7- Em que setores do país em que vive poderão as empresas portuguesas encontrar clientes?
O Brasil é um país enorme e apresenta uma vasta gama de oportunidades de negócios em diversos setores. O segmento de serviços, por exemplo, vem crescendo cada vez mais e há oportunidades em transportes, logística e comércio. O segmento de turismo também oferece inúmeras possibilidades de negócios.
8- Em que setores de Portugal poderiam as empresas do país em que está querer investir?

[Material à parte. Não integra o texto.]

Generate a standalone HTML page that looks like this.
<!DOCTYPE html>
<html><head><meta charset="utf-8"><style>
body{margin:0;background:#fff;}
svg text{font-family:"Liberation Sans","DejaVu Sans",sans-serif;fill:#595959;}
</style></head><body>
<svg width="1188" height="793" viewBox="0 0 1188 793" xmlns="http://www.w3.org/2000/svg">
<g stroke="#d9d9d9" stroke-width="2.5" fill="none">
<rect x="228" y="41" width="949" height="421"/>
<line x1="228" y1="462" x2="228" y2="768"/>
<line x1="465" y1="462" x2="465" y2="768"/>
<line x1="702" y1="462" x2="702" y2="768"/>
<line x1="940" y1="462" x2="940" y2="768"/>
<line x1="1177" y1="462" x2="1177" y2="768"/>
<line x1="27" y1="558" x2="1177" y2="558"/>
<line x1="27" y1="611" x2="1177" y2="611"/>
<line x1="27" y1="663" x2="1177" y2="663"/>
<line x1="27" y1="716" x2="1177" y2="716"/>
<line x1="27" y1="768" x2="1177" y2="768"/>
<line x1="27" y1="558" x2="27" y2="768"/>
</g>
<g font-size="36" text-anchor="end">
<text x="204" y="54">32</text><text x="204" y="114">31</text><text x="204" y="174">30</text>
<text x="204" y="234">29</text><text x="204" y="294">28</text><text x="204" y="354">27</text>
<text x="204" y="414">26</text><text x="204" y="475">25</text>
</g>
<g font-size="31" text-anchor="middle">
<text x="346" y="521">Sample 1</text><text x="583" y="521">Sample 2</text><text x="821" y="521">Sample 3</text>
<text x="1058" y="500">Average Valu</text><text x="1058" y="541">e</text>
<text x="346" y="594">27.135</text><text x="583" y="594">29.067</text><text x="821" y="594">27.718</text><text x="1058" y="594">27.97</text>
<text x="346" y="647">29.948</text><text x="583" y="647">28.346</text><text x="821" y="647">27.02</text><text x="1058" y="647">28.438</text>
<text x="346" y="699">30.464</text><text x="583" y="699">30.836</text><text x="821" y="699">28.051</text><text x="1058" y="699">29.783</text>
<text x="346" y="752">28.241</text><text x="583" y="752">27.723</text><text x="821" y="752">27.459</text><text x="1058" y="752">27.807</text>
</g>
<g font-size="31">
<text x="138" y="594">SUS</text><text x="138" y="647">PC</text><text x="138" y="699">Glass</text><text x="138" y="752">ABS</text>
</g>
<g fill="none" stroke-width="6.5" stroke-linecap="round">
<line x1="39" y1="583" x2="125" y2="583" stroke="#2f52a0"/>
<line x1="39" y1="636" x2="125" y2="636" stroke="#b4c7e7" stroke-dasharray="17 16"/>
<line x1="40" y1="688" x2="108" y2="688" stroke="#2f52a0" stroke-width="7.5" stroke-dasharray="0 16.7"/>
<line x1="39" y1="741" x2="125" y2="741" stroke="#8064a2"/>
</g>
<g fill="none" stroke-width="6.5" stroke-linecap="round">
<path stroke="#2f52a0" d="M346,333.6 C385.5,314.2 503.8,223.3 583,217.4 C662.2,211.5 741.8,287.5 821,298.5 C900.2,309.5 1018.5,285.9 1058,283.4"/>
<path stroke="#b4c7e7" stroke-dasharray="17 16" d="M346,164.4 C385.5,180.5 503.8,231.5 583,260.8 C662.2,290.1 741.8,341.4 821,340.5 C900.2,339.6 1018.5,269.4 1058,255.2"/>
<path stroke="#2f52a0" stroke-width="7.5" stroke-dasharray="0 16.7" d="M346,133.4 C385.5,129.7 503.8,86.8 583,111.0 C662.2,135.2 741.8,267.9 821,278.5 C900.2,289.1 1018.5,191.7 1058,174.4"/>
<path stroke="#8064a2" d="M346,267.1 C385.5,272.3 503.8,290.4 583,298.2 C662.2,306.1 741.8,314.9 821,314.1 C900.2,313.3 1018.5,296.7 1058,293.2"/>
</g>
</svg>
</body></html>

Eu vivo em São Paulo, que considero ser a cidade onde se tem as melhores experiências gastronómicas do mundo. A excelência vai desde a qualidade da comida, passando pela decoração do espaço, até ao serviço atencioso e alegre, cordial. Creio que os brasileiros já estão influenciar as nossas áreas de serviço em Portugal, e acredito que isso possa ser muito positivo para o desenvolvimento do turismo no nosso país, contribuindo para a excelência das experiências que podemos oferecer aos viajantes.
9- Qual a vantagem competitiva do país em que está que poderia ser replicada em Portugal?
Eu acredito que a principal vantagem competitiva do Brasil é a sua dimensão: é um país extenso, com grande população, o que é impossível replicar em Portugal.
Talvez valha aqui também a referência ao elevado índice de adoção das ferramentas digitais – como, por exemplo, WhatsApp e redes sociais – pela generalidade da população brasileira, que geralmente é muito receptiva a inovações.
10- Pensa voltar para Portugal? Porquê?
Na verdade, nunca deixei Portugal. Divido-me, com muito prazer, entre Portugal e o Brasil, sendo que estou sempre desejoso de ir a Portugal quando estou no Brasil e de voltar ao Brasil quando estou em Portugal. Vou a Portugal com muita frequência – tenho família, amigos e negócios por lá, assim como em outros países.